École d’architecture
de la ville & des territoires
Paris-Est

Conférence inaugurale

Tuesday 10 October 2017
à 13:00
Flash
Éav&t

Albert Pope Carbon 2065

The lecture will show recent work which demonstrates a new model of urban density. Capable of being realized over the next fifty year building cycle, the model is designed to cut per-capita energy consumption in North America by 75%. This reduction is the amount required to keep surface temperature warming to below 2 degrees Centigrade. Built on spine-based urban development, the model combines rewilded green corridors, carbon plantations and cross-laminated timber construction in an attempt to integrate the urban development into the carbon cycle. Beyond its immediate response to the ecological crisis, the project deploys wood in various states in a attempt to create a broad based material culture capable of replacing vernacular practices that were abandoned over a half-century ago.

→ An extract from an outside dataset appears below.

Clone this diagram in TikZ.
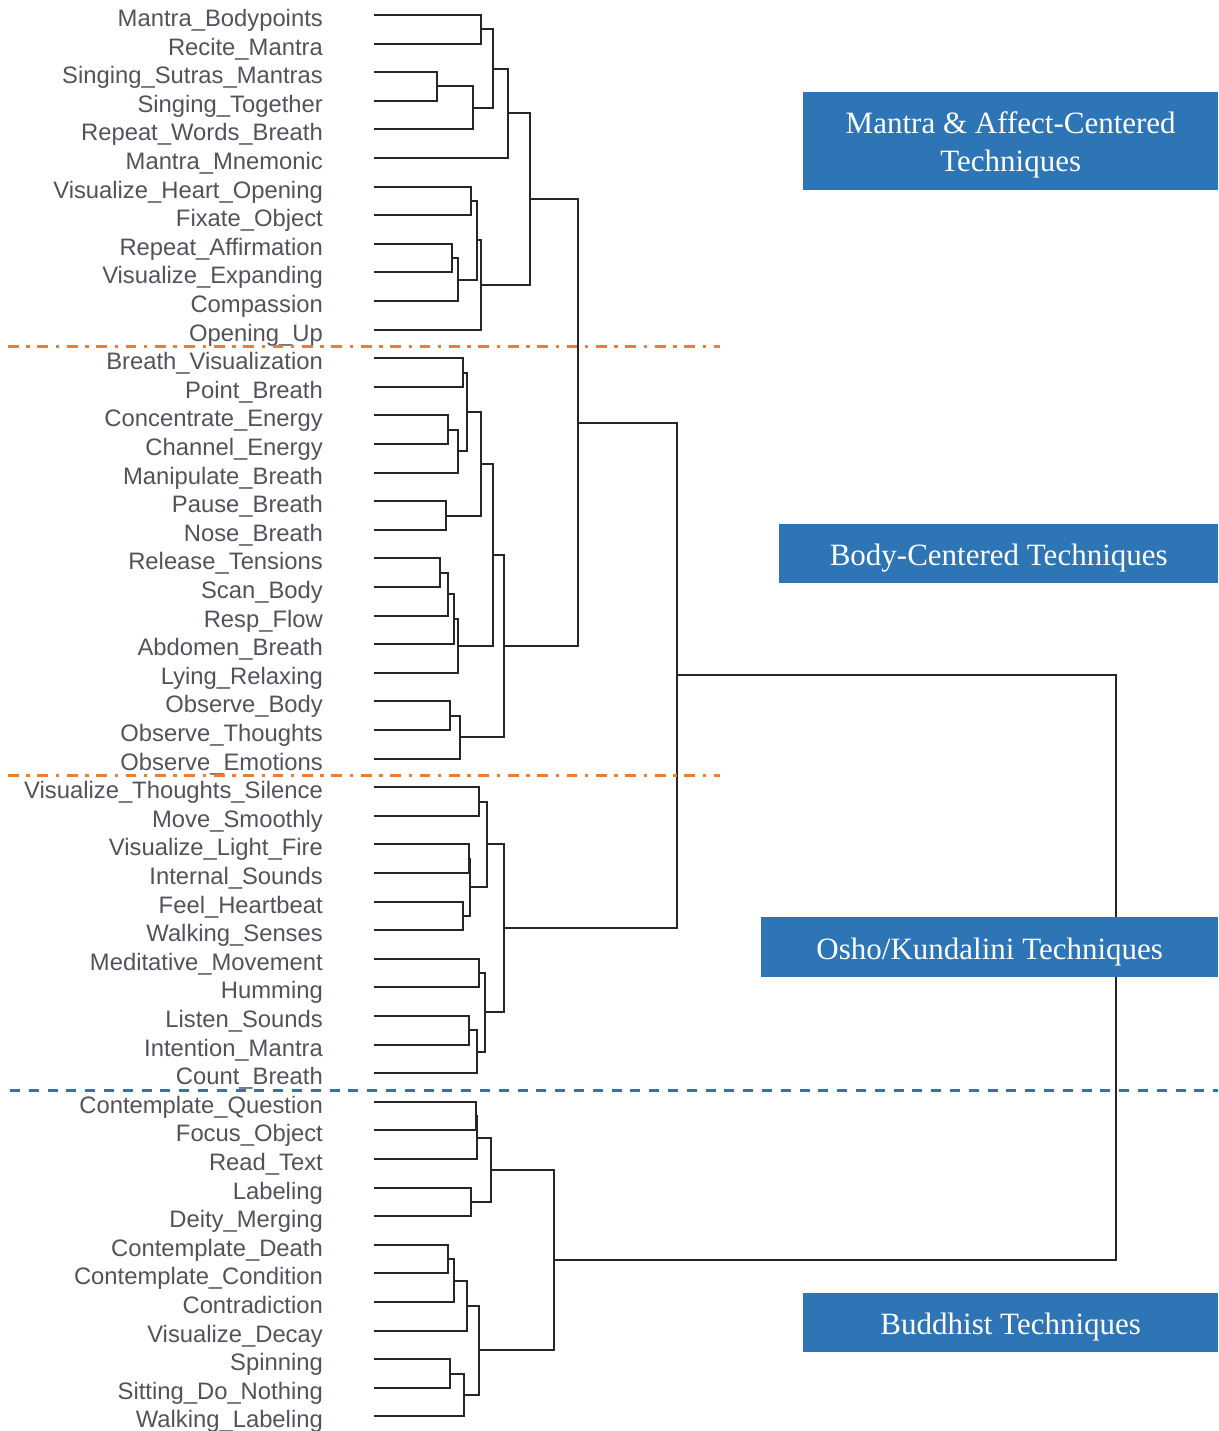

Albert Pope is an architect in Houston, Texas and the Gus Sessions Wortham Professor of Architecture at Rice University. He has lectured, exhibited and written extensively on the evolution of contemporary urban form. He is the the winner of design awards from the national and local chapters of the American Institute of Architects and has received funding for design work from the National Endowment for the Arts and the Shell Center for Sustainability. He is the author of Ladders (Princeton Architectural Press, 2014) and a fellow at the Kinder Institute for Urban Research. He is the founding Director of Present Future, a design program and think tank at Rice University School of Architecture. He is currently engaged in climate driven urban redevelopment producing large scale planning projects for Houston and Detroit.